Monday afternoons are our deadline days. We send the pages to the press and then we wait for the papers to be printed down in Greenville and make their way back to us for drops at the post offices and around the country at our racks and dealers.
Last Monday I sent the pages to the press early. I suppose I was hoping to speed along the process and beat the storm.
Not thirty minutes after I sent the pages, I received a phone call. The roads to the press were iced over and there was no way to get workers into the facility to print the papers.
I won’t lie. It shocked me. I’d never faced anything like that before. But after a series of calls to publishers all over the state, I realized, our paper wasn’t the only one facing this issue for the first time. At that point, it finally hit me. Things were out of my control. Turns out no one can control the weather.
Over the course of the week, it took teamwork on a very large scale across multiple counties and agencies to get the newspapers back first to Senatobia and then out to the post offices.
My biggest take away from “Snowpocalypse 2021” has been to be thankful. I am extremely grateful for our first responders in the police Station and fire stations. I was in communication with the departments on the conditions of the roads before our delivery people hit the streets. Our first responders worked tirelessly to ensure the safety of citizens and we should all tell them thank you when given the chance.

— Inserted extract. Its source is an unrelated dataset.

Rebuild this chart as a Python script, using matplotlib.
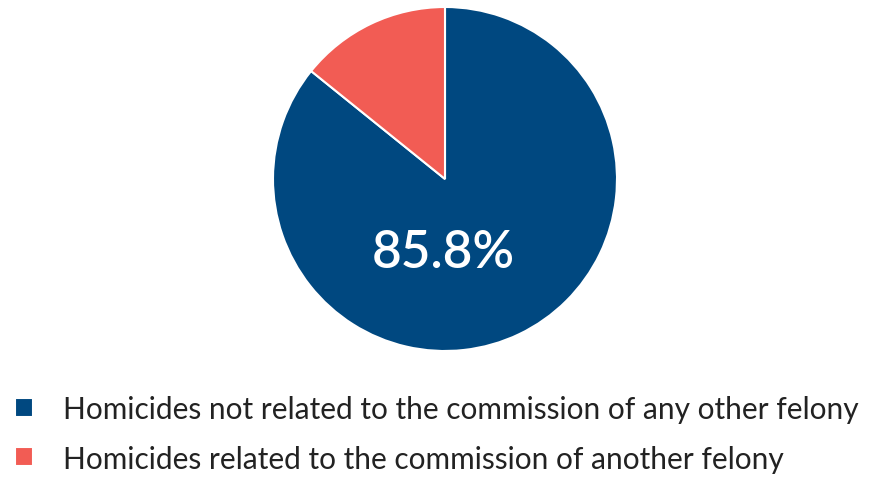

I’m also very grateful to our hard workers at the post office. They had some tough calls to make last week and personally, I think they handled it in the best possible way. I’m also grateful to the leadership of our schools. They chose to keep our children, teachers and staff members of our schools in the city and county safe. At the end of the day, school administrations put the wellbeing of our children first, and in my humble opinion, that’s exactly what school systems should do.
So, folks, I do apologize the newspapers were late this previous week. In fact, it might even be possible that some of you are reading this column before you even receive the prior edition. It was a hard pill for me to swallow. But, maybe I learned a hard lesson in the best way possible-we can’t control everything around us, but we can get through it with teamwork.